Chancy dives deeply into the interior lives of her characters, giving us a stunningly intimate window of how they were affected by an earthquake of 7.0 magnitude that shook the capital of Haiti, Port-au-Prince. The novel switches from different points of view illustrating the interconnected web between community and nature in Haiti. She writes about them with great care—they who stood on “the earth” when it “rippled like a carpet heaving." They who saw how within seconds, "the houses fell to the ground.” They who survived the earthquake to start “the work of trying to save the dying and move the dead.” They who realize, “that those who died may have been unclaimed, their remains abandoned of necessity, but never, never, were they unloved.”
To say that this novel is timely is an understatement. Recently Haiti was struck with another devastating earthquake that killed over 2000 people and injured over ten thousand. Like many of the books I love, Chancy’s novel compels us not to turn away but instead to try and understand how what happens in Haiti and on our borders should matter to us all.
Read this book! Chancy is a magnificent storyteller. I tell you, the prose, like the best of music, transports. The characters stayed with me long after I stopped reading the book. I am both haunted and inspired by their courage and resilience.

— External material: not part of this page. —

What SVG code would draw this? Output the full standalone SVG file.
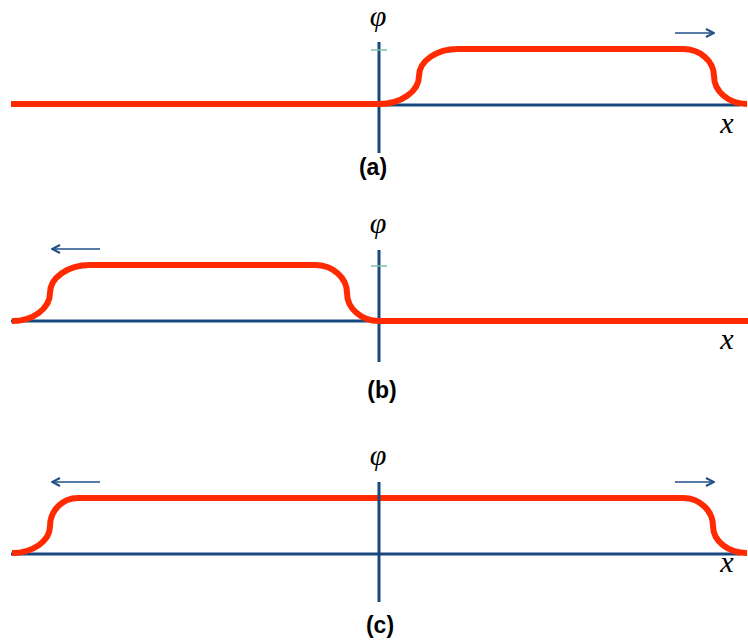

At the end of a long, sweltering day, as markets and businesses begin to close for the evening, an earthquake of 7.0 magnitude shakes the capital of Haiti, Port-au-Prince. Award-winning author Myriam J. A. Chancy masterfully charts the inner lives of the characters affected by the disaster—Richard, an expat and wealthy water-bottling executive with a secret daughter; the daughter, Anne, an architect who drafts affordable housing structures for a global NGO; a small-time drug trafficker, Leopold, who pines for a beautiful call girl; Sonia and her business partner, Dieudonné, who are followed by a man they believe is the vodou spirit of death; Didier, an emigrant musician who drives a taxi in Boston; Sara, a mother haunted by the ghosts of her children in an IDP camp; her husband, Olivier, an accountant forced to abandon the wife he loves; their son, Jonas, who haunts them both; and Ma Lou, the old woman selling produce in the market who remembers them all. Artfully weaving together these lives, witness is given to the desolation wreaked by nature and by man.
Brilliantly crafted, fiercely imagined, and deeply haunting, What Storm, What Thunder is a singular, stunning record, a reckoning of the heartbreaking trauma of disaster, and—at the same time—an unforgettable testimony to the tenacity of the human spirit.